>The serial number of the SOA record - usually in the format YYYYMMDDNN
>
>;       File Yourzonefile.db
>;       Information for this zone
>
>yourdomain.co.uk.  IN      SOA    ns.yourdomain.co.uk. 
>hostmaster.yourdomain.co.uk.  (
>                                       2007011601 ; Serial  <---- This
>                                       28800      ; Refresh
>                                       14400      ; Retry
>                                       3600000    ; Expire
>                                       14400 )    ; Minimum

In the US, ns1.yourdomain.com, and even the DNS for yourdomain.com of 
the registered hostname, doesn't even have to be operating.

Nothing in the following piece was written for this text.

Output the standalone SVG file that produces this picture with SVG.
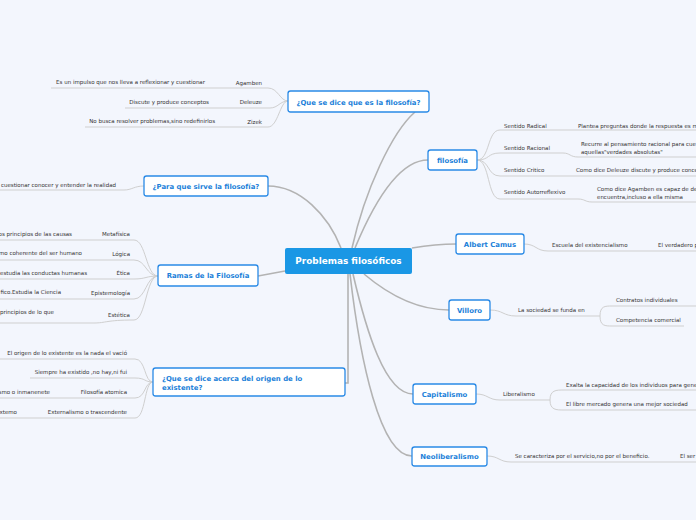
<svg xmlns="http://www.w3.org/2000/svg" width="696" height="520" viewBox="0 0 696 520">
<style>
.main{fill:none;stroke:#b3b3b3;stroke-width:1.6}
.sub{fill:none;stroke:#cfcfcf;stroke-width:1}
.node rect{fill:#fff;stroke:#2a8ae6;stroke-width:1.3}
.nt{font-family:"DejaVu Sans",Verdana,sans-serif;font-weight:bold;font-size:6.9px;fill:#1b7fd9}
.t{font-family:"DejaVu Sans",Verdana,sans-serif;font-size:5.5px;fill:#333}
</style>
<rect width="696" height="520" fill="#f3f6fd"/>
<g id="connectors">
<path class="main" d="M268,186 C300,186 328,215 341,248"/>
<path class="main" d="M352,248 C365,190 392,132 415,112"/>
<path class="main" d="M355,248 C375,200 400,160 428,160"/>
<path class="main" d="M412,248 C430,245 440,244 456,244"/>
<path class="main" d="M258,276 L285,271"/>
<path class="main" d="M348,274 L348,383 L345,383"/>
<path class="main" d="M364,274 C390,296 420,310 449,310"/>
<path class="main" d="M353,274 C366,330 385,394 413,394"/>
<path class="main" d="M350,274 C360,360 380,456 412,456"/>
<path class="sub" d="M51,88 L268,88 C278,88 280,101 288,101"/>
<path class="sub" d="M125,108 L270,108 C278,108 280,101 288,101"/>
<path class="sub" d="M85,127 L268,127 C278,127 280,101 288,101"/>
<path class="sub" d="M0,190 L124,190 C132,190 134,186 144,186"/>
<path class="sub" d="M0,240 L134,240 C146,240 146,276 158,276"/>
<path class="sub" d="M0,260 L134,260 C146,260 146,276 158,276"/>
<path class="sub" d="M0,279 L134,279 C146,279 146,276 158,276"/>
<path class="sub" d="M0,299 L134,299 C146,299 146,276 158,276"/>
<path class="sub" d="M0,323 L94,323 C106,323 106,320 134,320 C146,320 146,276 158,276"/>
<path class="sub" d="M0,359 L135,359 C146,359 144,382 153,382"/>
<path class="sub" d="M30,378 L135,378 C146,378 144,382 153,382"/>
<path class="sub" d="M0,398 L135,398 C146,398 144,382 153,382"/>
<path class="sub" d="M0,418 L135,418 C146,418 144,382 153,382"/>
<path class="sub" d="M477,160 C490,160 487,130 500,130 L696,130"/>
<path class="sub" d="M477,160 C490,160 487,153 500,153 L563,153 C570,153 570,157 578,157 L696,157"/>
<path class="sub" d="M477,160 C490,160 487,176 500,176 L696,176"/>
<path class="sub" d="M477,160 C490,160 487,199 500,199 L578,199 C585,199 585,202 592,202 L696,202"/>
<path class="sub" d="M524,244 C536,244 536,251 548,251 L696,251"/>
<path class="sub" d="M490,310 C503,310 503,316 516,316 L600,316"/>
<path class="sub" d="M600,316 C600,306 605,306 612,306 L696,306"/>
<path class="sub" d="M600,316 C600,326 605,326 612,326 L684,326"/>
<path class="sub" d="M476,394 C488,394 488,400 500,400 L550,400"/>
<path class="sub" d="M550,400 C550,390 556,390 564,390 L696,390"/>
<path class="sub" d="M550,400 C550,410 556,410 564,410 L696,410"/>
<path class="sub" d="M487,456 C499,456 499,462 511,462 L696,462"/>
</g>
<g id="center">
<rect x="285" y="248" width="127" height="26" rx="2" fill="#1a97e5"/>
<text x="348.5" y="264.2" text-anchor="middle" font-family="DejaVu Sans,Verdana,sans-serif" font-weight="bold" font-size="8.9px" fill="#fff">Problemas filosóficos</text>
</g>
<g id="n-que-es" class="node">
<rect x="288" y="91" width="141" height="21" rx="2.5"/>
<text class="nt" x="358.5" y="104.5" text-anchor="middle">¿Que se dice que es la filosofía?</text>
</g>
<g id="n-para-que" class="node">
<rect x="144" y="176" width="124" height="20" rx="2.5"/>
<text class="nt" x="206" y="188.5" text-anchor="middle">¿Para que sirve la filosofía?</text>
</g>
<g id="n-ramas" class="node">
<rect x="158" y="265" width="100" height="21" rx="2.5"/>
<text class="nt" x="208" y="278" text-anchor="middle">Ramas de la Filosofía</text>
</g>
<g id="n-origen" class="node">
<rect x="153" y="368" width="192" height="28" rx="2.5"/>
<text class="nt" x="162" y="380.5">¿Que se dice acerca del origen de lo</text>
<text class="nt" x="162" y="389.5">existente?</text>
</g>
<g id="n-filosofia" class="node">
<rect x="428" y="150" width="49" height="20" rx="2.5"/>
<text class="nt" x="452.5" y="162.5" text-anchor="middle">filosofía</text>
</g>
<g id="n-camus" class="node">
<rect x="456" y="234" width="68" height="20" rx="2.5"/>
<text class="nt" x="490" y="246.5" text-anchor="middle">Albert Camus</text>
</g>
<g id="n-villoro" class="node">
<rect x="449" y="300" width="41" height="20" rx="2.5"/>
<text class="nt" x="469.5" y="312.5" text-anchor="middle">Villoro</text>
</g>
<g id="n-capitalismo" class="node">
<rect x="413" y="384" width="63" height="20" rx="2.5"/>
<text class="nt" x="444.5" y="396.5" text-anchor="middle">Capitalismo</text>
</g>
<g id="n-neoliberalismo" class="node">
<rect x="412" y="447" width="75" height="19" rx="2.5"/>
<text class="nt" x="449.5" y="459" text-anchor="middle">Neoliberalismo</text>
</g>
<g id="labels">
<text class="t" x="262" y="85" text-anchor="end">Agamben</text>
<text class="t" x="205" y="84" text-anchor="end">Es un impulso que nos lleva a reflexionar y cuestionar</text>
<text class="t" x="262" y="104" text-anchor="end">Deleuze</text>
<text class="t" x="209" y="104" text-anchor="end">Discute y produce conceptos</text>
<text class="t" x="262" y="124" text-anchor="end">Zizek</text>
<text class="t" x="215" y="123" text-anchor="end">No busca resolver problemas,sino redefinirlos</text>
<text class="t" x="116" y="187" text-anchor="end">cuestionar conocer y entender la realidad</text>
<text class="t" x="130" y="236" text-anchor="end">Metafísica</text>
<text class="t" x="72" y="236" text-anchor="end">os principios de las causas</text>
<text class="t" x="130" y="256" text-anchor="end">Lógica</text>
<text class="t" x="82" y="255" text-anchor="end">mo coherente del ser humano</text>
<text class="t" x="130" y="275" text-anchor="end">Ética</text>
<text class="t" x="87" y="275" text-anchor="end">estudia las conductas humanas</text>
<text class="t" x="130" y="295" text-anchor="end">Epistemología</text>
<text class="t" x="61" y="294" text-anchor="end">fico.Estudia la Ciencia</text>
<text class="t" x="130" y="317" text-anchor="end">Estética</text>
<text class="t" x="54" y="314" text-anchor="end">principios de lo que</text>
<text class="t" x="127" y="355" text-anchor="end">El origen de lo existente es la nada el vació</text>
<text class="t" x="127" y="374" text-anchor="end">Siempre ha existido ,no hay,ni fui</text>
<text class="t" x="127" y="394" text-anchor="end">Filosofía atomica</text>
<text class="t" x="50" y="394" text-anchor="end">smo o inmanenete</text>
<text class="t" x="127" y="414" text-anchor="end">Externalismo o trascendente</text>
<text class="t" x="17" y="414" text-anchor="end">xtemo</text>
<text class="t" x="504" y="128">Sentido Radical</text>
<text class="t" x="578" y="128">Plantea preguntas donde la respuesta es m</text>
<text class="t" x="504" y="150">Sentido Racional</text>
<text class="t" x="581" y="146">Recurre al pensamiento racional para cue</text>
<text class="t" x="581" y="154">aquellas"verdades absolutas"</text>
<text class="t" x="504" y="172">Sentido Critico</text>
<text class="t" x="576" y="172">Como dice Deleuze discute y produce conce</text>
<text class="t" x="504" y="194">Sentido Autorreflexivo</text>
<text class="t" x="597" y="191">Como dice Agamben es capaz de de</text>
<text class="t" x="597" y="199">encuentra,incluso a ella misma</text>
<text class="t" x="552" y="247">Escuela del existencialismo</text>
<text class="t" x="658" y="247">El verdadero p</text>
<text class="t" x="518" y="312">La sociedad se funda en</text>
<text class="t" x="616" y="302">Contratos individuales</text>
<text class="t" x="616" y="322">Competencia comercial</text>
<text class="t" x="503" y="396">Liberalismo</text>
<text class="t" x="566" y="387">Exalta la capacidad de los individuos para gene</text>
<text class="t" x="566" y="406">El libre mercado genera una mejor sociedad</text>
<text class="t" x="515" y="458">Se caracteriza por el servicio,no por el beneficio.</text>
<text class="t" x="680" y="458">El ser</text>
</g>
</svg>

ns1.yourdomain.com A ip.ad.re.ss

... is entered by the someone authoritative for yourdomain.com into 
the system, it gets published into the whois database, and then sent 
to the *.gTLDservrs.net.  End of story.

I understand what you are saying from your experience in UK, because 
the French NIC does the same kind of, and much more, verification of 
the yourdomain.fr and ns1.youdomain.fr, and of all new anydomain.fr 
(eg, DNS's of only .fr ISPs officially registered/approved/verified 
with France NIC can host .fr domains (at least it used to be that 
way).  But none of the that closed-loop, end-to-end verification is 
done in the US, where it's totally open loop.